The brands winning at product innovation aren't necessarily the most creative — they're the best at translating customer reality into product reality.
Step 3: Implement and Measure
Implementation starts with your smallest viable experiment. Pick one clear customer problem that came up repeatedly in calls. Build the minimal solution that addresses it. Test it with the same customers who told you about the problem.
Measure what matters: usage rates, retention improvements, and revenue impact. But also measure the softer signals — how customers describe the product now versus before. If they're using more enthusiastic language or recommending it more often, you've moved the needle.
Call customers 30-60 days after they receive the improved product. Ask specific questions about the changes you made. Did it solve the problem they described? Did it create new problems? Their answers guide your next iteration.
Document everything in customer language. When a new feature increases retention by 15%, also capture that customers now say "it actually works how I expected" instead of "it's complicated but I figured it out."
Step 4: Scale What Works
Scaling isn't just about making more of the same thing. It's about applying the customer insights that drove one successful product to your entire portfolio.
Look for patterns across your customer calls. If customers consistently mention wanting "something that just works out of the box," that insight applies to multiple products. If they value "feeling confident they made the right choice," that shapes both product design and marketing approach.
Build these patterns into your standard product development process. New product briefs should include customer quotes about the problem. Design reviews should reference actual customer language about usability. Launch decisions should factor in how existing customers describe similar products.

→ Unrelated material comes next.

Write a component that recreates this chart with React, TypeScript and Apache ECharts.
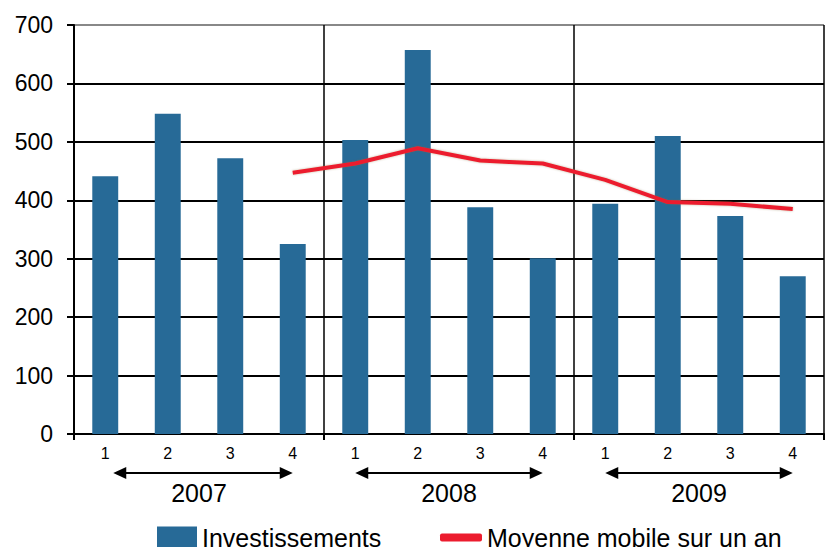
import React, { useEffect, useRef } from "react";
import * as echarts from "echarts";

const quarters = ["1", "2", "3", "4", "1", "2", "3", "4", "1", "2", "3", "4"];
const years = ["2007", "2008", "2009"];
const investissements = [441, 548, 472, 325, 503, 657, 388, 301, 394, 510, 373, 270];
const moyenneMobile = [null, null, null, 447, 463, 489, 468, 463, 435, 397, 394, 385];
const yTicks = { min: 0, max: 700, interval: 100 };

const FONT = "Liberation Sans, Arial, sans-serif";

export default function App() {
  const ref = useRef<HTMLDivElement>(null);
  useEffect(() => {
    const chart = echarts.init(ref.current!, null, { renderer: "svg" });
    const option: any = {
      animation: false,
      textStyle: { fontFamily: FONT, color: "#000" },
      grid: { left: 74, top: 25, right: 1, bottom: 113 },
      xAxis: [
        {
          type: "category",
          data: quarters,
          position: "bottom",
          axisLine: { show: false },
          axisTick: { show: false },
          axisLabel: { fontSize: 16, color: "#000", margin: 11, fontFamily: FONT, interval: 0 },
          splitLine: { show: false },
        },
        {
          type: "category",
          data: years,
          position: "bottom",
          axisLine: { show: true, lineStyle: { color: "#000", width: 2 } },
          axisTick: { show: true, length: 6, lineStyle: { color: "#000", width: 2 } },
          axisLabel: { fontSize: 25, color: "#000", margin: 46, fontFamily: FONT },
          splitLine: { show: true, lineStyle: { color: "#000", width: 1.5 } },
        },
      ],
      yAxis: {
        type: "value",
        min: yTicks.min,
        max: yTicks.max,
        interval: yTicks.interval,
        axisLine: { show: true, lineStyle: { color: "#000", width: 2 } },
        axisTick: { show: true, length: 7, lineStyle: { color: "#000", width: 2 } },
        axisLabel: { fontSize: 23, color: "#000", margin: 21, fontFamily: FONT },
        splitLine: {
          show: true,
          lineStyle: {
            color: ["#000", "#000", "#000", "#000", "#000", "#000", "#000", "#888"],
            width: 1.8,
          },
        },
      },
      legend: [
        {
          data: [{ name: "Investissements", icon: "rect" }],
          left: 157,
          top: 525,
          itemWidth: 40,
          itemHeight: 22,
          itemGap: 5,
          textStyle: { fontSize: 25, color: "#000", fontFamily: FONT },
          padding: 0,
        },
        {
          data: [{ name: "Moyenne mobile sur un an", icon: "roundRect" }],
          left: 440,
          top: 525,
          itemWidth: 42,
          itemHeight: 8,
          textStyle: { fontSize: 25, color: "#000", fontFamily: FONT },
          padding: 0,
        },
      ],
      series: [
        {
          name: "Investissements",
          type: "bar",
          xAxisIndex: 0,
          data: investissements,
          barWidth: "41.5%",
          itemStyle: { color: "#276a97" },
        },
        {
          name: "Moyenne mobile sur un an",
          type: "line",
          xAxisIndex: 0,
          data: moyenneMobile,
          symbol: "none",
          itemStyle: { color: "#ec1c2e" },
          lineStyle: {
            color: "#ec1c2e",
            width: 4,
            shadowColor: "rgba(120,100,60,0.45)",
            shadowBlur: 2,
          },
        },
      ],
    };
    chart.setOption(option);

    // Year range arrows beneath the quarter labels
    const arrowY = 473;
    const graphics: any[] = [];
    for (let g = 0; g < years.length; g++) {
      const x1 = chart.convertToPixel({ xAxisIndex: 0 }, g * 4) as number;
      const x2 = chart.convertToPixel({ xAxisIndex: 0 }, g * 4 + 3) as number;
      const a = g === 0 ? x1 + 8 : x1;
      const b = x2;
      const head = 13;
      const hh = 6;
      graphics.push({
        type: "line",
        shape: { x1: a + head - 1, y1: arrowY, x2: b - head + 1, y2: arrowY },
        style: { stroke: "#000", lineWidth: 2 },
        silent: true,
      });
      graphics.push({
        type: "polygon",
        shape: { points: [[a, arrowY], [a + head, arrowY - hh], [a + head, arrowY + hh]] },
        style: { fill: "#000" },
        silent: true,
      });
      graphics.push({
        type: "polygon",
        shape: { points: [[b, arrowY], [b - head, arrowY - hh], [b - head, arrowY + hh]] },
        style: { fill: "#000" },
        silent: true,
      });
    }
    chart.setOption({ graphic: graphics });

    return () => chart.dispose();
  }, []);
  return (
    <div
      ref={ref}
      style={{ position: "fixed", left: 0, top: 0, width: 825, height: 547, background: "#fff" }}
    />
  );
}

Create a customer language library organized by product category, problem type, and emotional response. This becomes your innovation framework — a real-time map of where opportunities exist and how to talk about them.
What Results to Expect
Brands that implement systematic customer intelligence see measurable improvements within 90 days. Product adoption rates typically improve because you're solving problems customers actually have. Customer lifetime value increases as products better match real usage patterns.
The qualitative changes often matter more. Customers start describing your products differently — with more enthusiasm, clearer understanding, and stronger recommendations. Support tickets shift from "how do I make this work?" to "can I get more of this?"
Your product development cycle becomes faster and more confident. Instead of endless internal debates about features, you have customer voices guiding decisions. Instead of launching products and hoping they work, you launch knowing they address real problems in ways customers understand.
Most importantly, you build products that customers actually want to use and recommend. That's the foundation for sustainable growth at scale.